GUIを発明したアランケイの有名な言葉に 「未来を予測する最善の方法は、それを発明することだ」(The best way to predict the future is to invent it.) というものがある。 現在の計算機の常識になっているウィンドウやメニューのような「未来」を本当に発明したのは凄いことである。 最近は「未来のふつう」という言葉が流行しているようで、 将来普通になっている技術を発明したいという認識はかなり共有されているようである。
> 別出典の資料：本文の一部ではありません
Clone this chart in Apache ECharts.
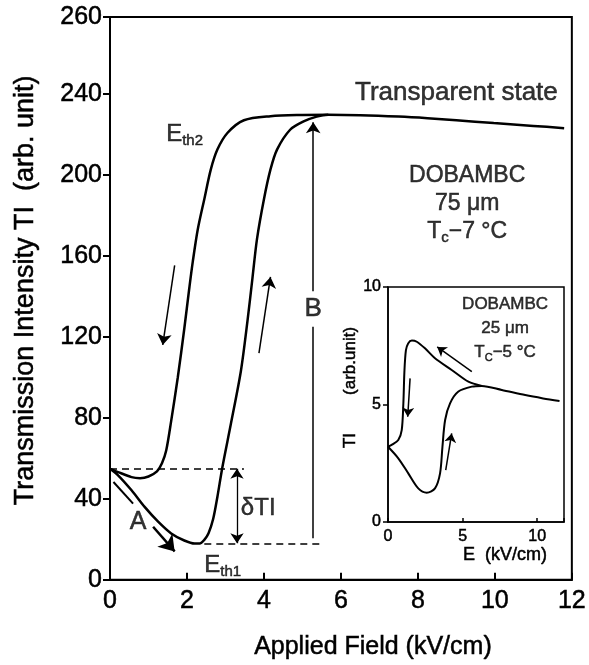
<!DOCTYPE html>
<html>
<head>
<meta charset="utf-8">
<script src="https://cdn.jsdelivr.net/npm/echarts@6/dist/echarts.min.js"></script>
<style>
html, body { margin: 0; padding: 0; background: #fff; }
#chart { width: 589px; height: 665px; }
</style>
</head>
<body>
<div id="chart"></div>
<script>
// main loop, 75 um cell: applied field (kV/cm) vs TI (arb. unit)
var rise_field = [0, 0.21, 0.56, 0.9, 1.25, 1.59, 1.93, 2.2, 2.33, 2.45, 2.56, 2.68, 2.79, 2.92, 3.14, 3.4, 3.57, 3.7, 3.82, 4.0, 4.17, 4.34, 4.68, 5.03, 5.37, 5.67, 6.5, 7.5, 8.25, 9.0, 9.97, 11.0, 11.8];
var rise_ti = [54.8, 51.6, 44.2, 36, 28.7, 22.9, 19.4, 17.9, 17.9, 19.7, 23, 30, 40.9, 55.6, 76.9, 103, 127.5, 148.8, 168.4, 188, 202.7, 212.5, 222.3, 226.4, 228.8, 229.7, 229.5, 228.8, 228, 227, 225.6, 224.2, 223.1];
var fall_field = [5.67, 5.0, 4.17, 3.48, 3.05, 2.79, 2.62, 2.45, 2.28, 2.15, 2.06, 1.93, 1.76, 1.59, 1.46, 1.35, 1.22, 1.0, 0.78, 0.56, 0.21, 0];
var fall_ti = [229.7, 229.6, 229, 227, 220.7, 212.5, 202.7, 188, 173, 157, 144, 124, 99.8, 78.5, 63.8, 57.5, 53.5, 51, 50.2, 50.7, 53.2, 54.8];

// inset, 25 um cell: E (kV/cm) vs TI
var in_rise_E = [0, 0.69, 1.36, 2.03, 2.6, 3.15, 3.49, 3.65, 3.83, 4.16, 4.72, 5.62, 6.29, 7.63, 9.2, 10.4, 11.5];
var in_rise_ti = [3.2, 2.71, 2.07, 1.43, 1.25, 1.43, 2.07, 3.2, 4.34, 5.05, 5.55, 5.76, 5.79, 5.62, 5.4, 5.26, 5.15];
var in_fall_E = [6.29, 5.39, 4.27, 3.15, 2.48, 1.93, 1.6, 1.35, 1.2, 1.1, 1.03, 0.92, 0.69, 0.3, 0];
var in_fall_ti = [5.79, 5.97, 6.47, 6.97, 7.39, 7.67, 7.72, 7.6, 7.3, 6.4, 5.05, 3.91, 3.49, 3.3, 3.2];

// tick labels (the printed top label reads 260)
var main_y_labels = ['0', '40', '80', '120', '160', '200', '240', '260'];
var in_x_labels = [0, 5, 10];

// guide segments [x1, y1, x2, y2] in data units
var dashed_levels = [[0, 54.8, 3.48, 54.8], [2.45, 18, 5.55, 18]];
var thin_arrows = [[1.68, 155.3, 1.37, 116], [3.87, 112, 4.17, 149.6], [5.28, 142.5, 5.28, 226]];
var thin_plain = [[5.28, 20.5, 5.28, 125]];
var dti_span = [[3.3, 54.8, 3.3, 18]];
var a_tail = [[0.09, 48.3, 0.6, 37.6]];
var a_head = [[1.12, 26.2, 1.68, 14]];
var in_arrows = [[5.62, 6.4, 3.3, 7.45], [1.48, 6.11, 1.32, 4.48], [3.87, 2.21, 4.27, 3.77]];

// annotations
var main_note_text = ['Transparent state', 'DOBAMBC\n75 μm\nT{s|c}−7 °C', 'A', 'B', 'δTI', 'E{s|th2}', 'E{s|th1}'];
var main_note_at = [[9.0, 240.5], [9.28, 186], [0.73, 28.7], [5.28, 133.6], [3.4, 35.5], [1.46, 219.8], [2.45, 7.1]];
var in_note_text = ['DOBAMBC\n25 μm\nT{s|C}−5 °C'];
var in_note_at = [[7.85, 8.26]];

var font = '"Liberation Sans", Arial, sans-serif';
// the scanned lettering is a little heavier than the regular face
var ink = {color: '#000', fontFamily: font, textBorderColor: '#000', textBorderWidth: 0.5};

function zip(xs, ys)
{
    return xs.map((x, i) => [x, ys[i]]);
}

function segs(list)
{
    return list.map((s) => ({coords: [[s[0], s[1]], [s[2], s[3]]]}));
}

function seg_series(list, axis, sym, size, width, dash)
{
    return {
	type: 'lines',
	coordinateSystem: 'cartesian2d',
	xAxisIndex: axis, yAxisIndex: axis,
	silent: true,
	symbol: sym,
	symbolSize: size,
	lineStyle: {color: '#000', width: width, opacity: 1, type: dash || 'solid', curveness: 0},
	data: segs(list),
	z: 4
    };
}

function curve(xs, ys, axis, width)
{
    return {
	type: 'line',
	xAxisIndex: axis, yAxisIndex: axis,
	data: zip(xs, ys),
	showSymbol: false,
	symbol: 'none',
	smooth: 0.3,
	silent: true,
	lineStyle: {color: '#000', width: width},
	z: 3
    };
}

var main_note_look = [
    {fontSize: 26},
    {fontSize: 23, lineHeight: 28},
    {fontSize: 25},
    {fontSize: 26},
    {fontSize: 24, position: 'right', distance: 0, align: 'left'},
    {fontSize: 24, position: 'right', distance: 0, align: 'left'},
    {fontSize: 24, position: 'right', distance: 0, align: 'left'}
];

function notes(texts, at, looks, axis, base)
{
    return {
	type: 'scatter',
	xAxisIndex: axis, yAxisIndex: axis,
	symbolSize: 0,
	silent: true,
	z: 6,
	label: Object.assign({
	    show: true, position: 'inside',
	    fontSize: base, lineHeight: base + 4,
	    rich: {s: Object.assign({fontSize: Math.round(base * 0.62), lineHeight: 14, verticalAlign: 'bottom'}, ink)}
	}, ink),
	data: texts.map((t, i) => ({
	    value: at[i],
	    label: Object.assign({formatter: t}, looks[i] || {})
	}))
    };
}

var axis_line = {lineStyle: {color: '#000', width: 2}};

var chart = echarts.init(document.getElementById('chart'));

chart.setOption({
    animation: false,
    backgroundColor: '#fff',
    grid: [
	{left: 110, right: 13, top: 17, bottom: 81, show: true, borderColor: '#000', borderWidth: 2, backgroundColor: '#fff'},
	{left: 388, right: 25, top: 287, bottom: 143, show: true, borderColor: '#000', borderWidth: 1.5, backgroundColor: '#fff'}
    ],
    xAxis: [
	{
	    gridIndex: 0, type: 'value', min: 0, max: 12, interval: 2,
	    axisLine: axis_line,
	    axisTick: {inside: true, length: 7, lineStyle: {color: '#000', width: 2}},
	    axisLabel: Object.assign({fontSize: 25, margin: 9}, ink),
	    splitLine: {show: false},
	    name: 'Applied Field (kV/cm)', nameLocation: 'middle', nameGap: 55,
	    nameTextStyle: Object.assign({fontSize: 25, padding: [0, 0, 0, 64]}, ink)
	},
	{
	    gridIndex: 1, type: 'value', min: 0, max: 11.8, interval: 5,
	    axisLine: {lineStyle: {color: '#000', width: 1.5}},
	    axisTick: {inside: true, length: 4, lineStyle: {color: '#000', width: 1.5}},
	    axisLabel: Object.assign({fontSize: 16, margin: 7,
		formatter: (v) => in_x_labels.indexOf(v) >= 0 ? String(v) : ''}, ink),
	    splitLine: {show: false},
	    name: 'E  (kV/cm)', nameLocation: 'middle', nameGap: 24,
	    nameTextStyle: Object.assign({fontSize: 18, padding: [0, 0, 0, 58]}, ink)
	}
    ],
    yAxis: [
	{
	    gridIndex: 0, type: 'value', min: 0, max: 278, interval: 40,
	    axisLine: axis_line,
	    axisTick: {inside: false, length: 7, lineStyle: {color: '#000', width: 2}},
	    axisLabel: Object.assign({fontSize: 25, margin: 8,
		formatter: (v, i) => main_y_labels[i]}, ink),
	    splitLine: {show: false},
	    name: 'Transmission Intensity TI  (arb. unit)', nameLocation: 'middle', nameGap: 71,
	    nameTextStyle: Object.assign({fontSize: 27, padding: [0, 0, 0, 16]}, ink)
	},
	{
	    gridIndex: 1, type: 'value', min: 0, max: 10, interval: 5,
	    axisLine: {lineStyle: {color: '#000', width: 1.5}},
	    axisTick: {inside: false, length: 5, lineStyle: {color: '#000', width: 1.5}},
	    axisLabel: Object.assign({fontSize: 16, margin: 7}, ink),
	    splitLine: {show: false},
	    name: 'TI{g|}(arb.unit)', nameLocation: 'middle', nameGap: 19,
	    nameTextStyle: Object.assign({fontSize: 17, padding: [0, 0, 0, 34],
		rich: {g: {width: 38}}}, ink)
	}
    ],
    series: [
	curve(rise_field, rise_ti, 0, 2.5),
	curve(fall_field, fall_ti, 0, 2.5),
	curve(in_rise_E, in_rise_ti, 1, 2),
	curve(in_fall_E, in_fall_ti, 1, 2),
	seg_series(dashed_levels, 0, ['none', 'none'], 0, 1.5, [7, 5]),
	seg_series(thin_arrows, 0, ['none', 'arrow'], 11, 1.5),
	seg_series(thin_plain, 0, ['none', 'none'], 0, 1.5),
	seg_series(dti_span, 0, ['arrow', 'arrow'], 10, 1.3),
	seg_series(a_tail, 0, ['none', 'none'], 0, 2),
	seg_series(a_head, 0, ['none', 'arrow'], 15, 2.5),
	seg_series(in_arrows, 1, ['none', 'arrow'], 9, 1.5),
	notes(main_note_text, main_note_at, main_note_look, 0, 24),
	notes(in_note_text, in_note_at, [{fontSize: 17, lineHeight: 24}], 1, 17)
    ]
});
</script>
</body>
</html>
「発明」という言葉は技術的な響きがあるが、 昔「発明」されて現在常識となっているものは沢山ある。 たとえば現在の小説で常識になっている「言文一致体」は 明治時代に二葉亭四迷が苦労して考案したものらしいが、 これは新しい小説の常識を発明したことになる。 また、「ピアノトリオ」というジャズ演奏形態は バドパウエルやその仲間が考案したものであり、 彼らは現在常識となっているジャズの演奏形態を発明したことになる。 「言文一致体」も「ピアノトリオ」も今ではまったく普通のものだと認識されており、 二葉亭四迷の小説を読んだりバドパウエルの昔の演奏を聞いたりしても斬新さは全く感じられないのだが、 それは彼等が未来の常識を作り出すことに完全に成功したからであり、 その点が最も凄いことだといえるだろう。 いわゆる「発明」でなくても、新しい何かを工夫して開発して 将来常識と考えられるようなものを作り出せれば素晴らしい。

言文一致体でない小説を読みたいなどとは全く思わないが、 ウィンドウやメニューが将来も常識であり続けることには激しく違和感を感じている。 将来の計算機利用環境において現在のGUIが向いていないことは明白だからである。 将来の計算機利用環境で常識となるようなインタフェース手法を早急に開発したいものである。